Robert Solow’s Paper “Technical Change and the Aggregate Production Function” details a method of distinguishing shifts of the aggregate production function from movements along it. The aggregate production function describes output as a product of labor, capital, natural resources, and other inputs. Solow returns to the function to discuss how to segregate changes in output per head due to technical changes from those caused by variations in the availability of capital per head.

After explaining his method, he uses it to analyze the US from 1909 to 1949. The result is an average increase of 1.5% in output per year over the period, and found that at the end of the forty years output per man hour had approximately doubled. While his analysis was fairly “crude,” he found that on average technical change in this period was average and that the rate at which output increased grew from 1% on average during the first two decades to 2% during the last two. In addition, when the aggregate production function is corrected for these technical changes, diminishing returns are evident.

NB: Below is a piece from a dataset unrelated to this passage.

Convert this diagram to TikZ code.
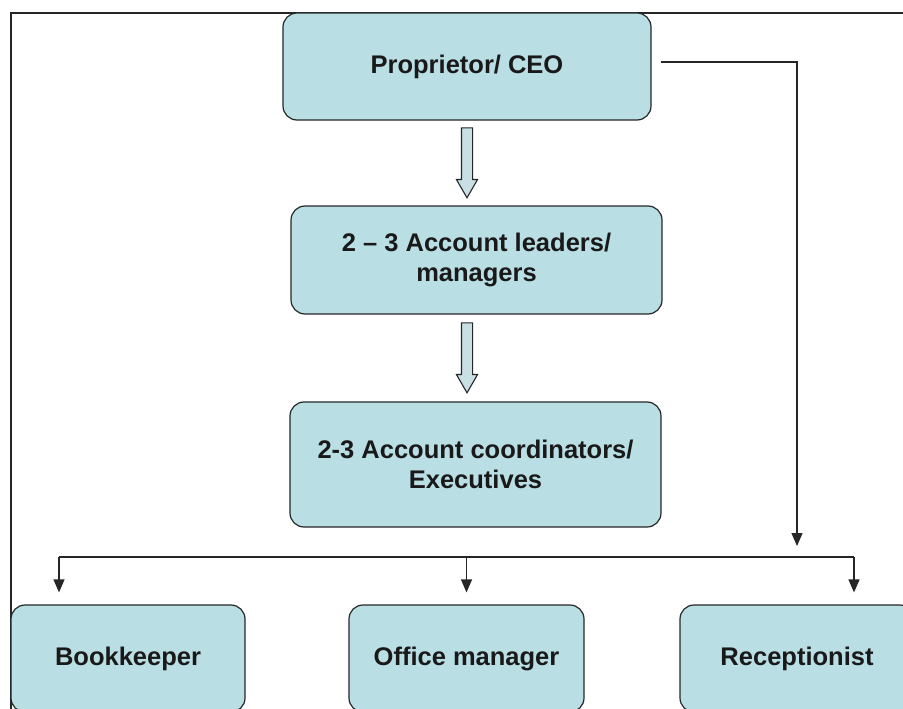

  1. SO: over the long haul, what drove (drives? will drive?) US growth? Jacob has outlined the core results, let’s make sure we rephrase those results into terms relevant for today.

    TFP: make sure you know what it is and how it is measured!

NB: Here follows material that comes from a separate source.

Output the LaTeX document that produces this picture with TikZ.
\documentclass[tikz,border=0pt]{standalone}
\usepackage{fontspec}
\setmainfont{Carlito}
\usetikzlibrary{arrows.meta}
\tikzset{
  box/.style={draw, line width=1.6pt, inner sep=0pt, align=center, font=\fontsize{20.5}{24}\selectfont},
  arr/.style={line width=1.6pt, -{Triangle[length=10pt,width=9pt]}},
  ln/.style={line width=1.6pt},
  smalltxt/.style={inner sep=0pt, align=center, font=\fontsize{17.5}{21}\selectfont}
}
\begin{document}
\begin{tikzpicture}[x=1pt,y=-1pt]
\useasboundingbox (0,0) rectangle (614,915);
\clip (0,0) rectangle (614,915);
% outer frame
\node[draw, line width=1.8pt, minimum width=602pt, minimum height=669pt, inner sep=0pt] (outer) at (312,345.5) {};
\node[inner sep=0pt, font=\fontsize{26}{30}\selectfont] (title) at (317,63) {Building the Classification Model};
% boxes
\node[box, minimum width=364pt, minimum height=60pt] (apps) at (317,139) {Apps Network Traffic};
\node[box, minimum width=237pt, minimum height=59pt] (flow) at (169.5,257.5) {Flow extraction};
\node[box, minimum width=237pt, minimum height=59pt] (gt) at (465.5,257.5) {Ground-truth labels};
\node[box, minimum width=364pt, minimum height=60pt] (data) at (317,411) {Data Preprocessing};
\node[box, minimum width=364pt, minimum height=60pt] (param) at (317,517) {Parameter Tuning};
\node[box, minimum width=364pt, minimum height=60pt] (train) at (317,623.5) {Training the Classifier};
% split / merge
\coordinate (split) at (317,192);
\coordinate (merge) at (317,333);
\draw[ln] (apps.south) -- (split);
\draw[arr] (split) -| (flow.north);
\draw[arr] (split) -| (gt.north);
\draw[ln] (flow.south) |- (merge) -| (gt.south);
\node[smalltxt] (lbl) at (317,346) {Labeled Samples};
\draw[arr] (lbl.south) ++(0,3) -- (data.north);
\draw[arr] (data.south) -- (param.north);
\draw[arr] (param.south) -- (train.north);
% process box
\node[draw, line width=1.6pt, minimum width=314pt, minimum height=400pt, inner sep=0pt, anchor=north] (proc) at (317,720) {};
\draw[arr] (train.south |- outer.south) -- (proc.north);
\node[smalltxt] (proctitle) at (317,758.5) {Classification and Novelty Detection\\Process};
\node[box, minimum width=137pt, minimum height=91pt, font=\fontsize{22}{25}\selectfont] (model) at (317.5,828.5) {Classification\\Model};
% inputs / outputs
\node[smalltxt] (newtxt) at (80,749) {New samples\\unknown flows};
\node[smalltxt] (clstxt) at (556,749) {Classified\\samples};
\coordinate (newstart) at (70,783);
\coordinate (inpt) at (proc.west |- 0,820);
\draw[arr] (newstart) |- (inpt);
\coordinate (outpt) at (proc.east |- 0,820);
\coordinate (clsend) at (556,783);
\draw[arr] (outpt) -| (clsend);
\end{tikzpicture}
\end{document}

  2. nurissog16 nurissog16

    Solow notes that roughly 87.5% of the increase in gross output per man hour is due to technical change and the remaining 12.5% to increased use of capital.

  3. Jier Qiu Jier Qiu

    I like the idea of the model’s focus on innovation/technology. However, I think the paper somehow overlooks the importance of capital investment. Is it possible to bring new innovations into production without capital investment? When people are making empirical measurements of the role played by capital, should the assumption that technical progress is embedded into machines and other capital goods be considered?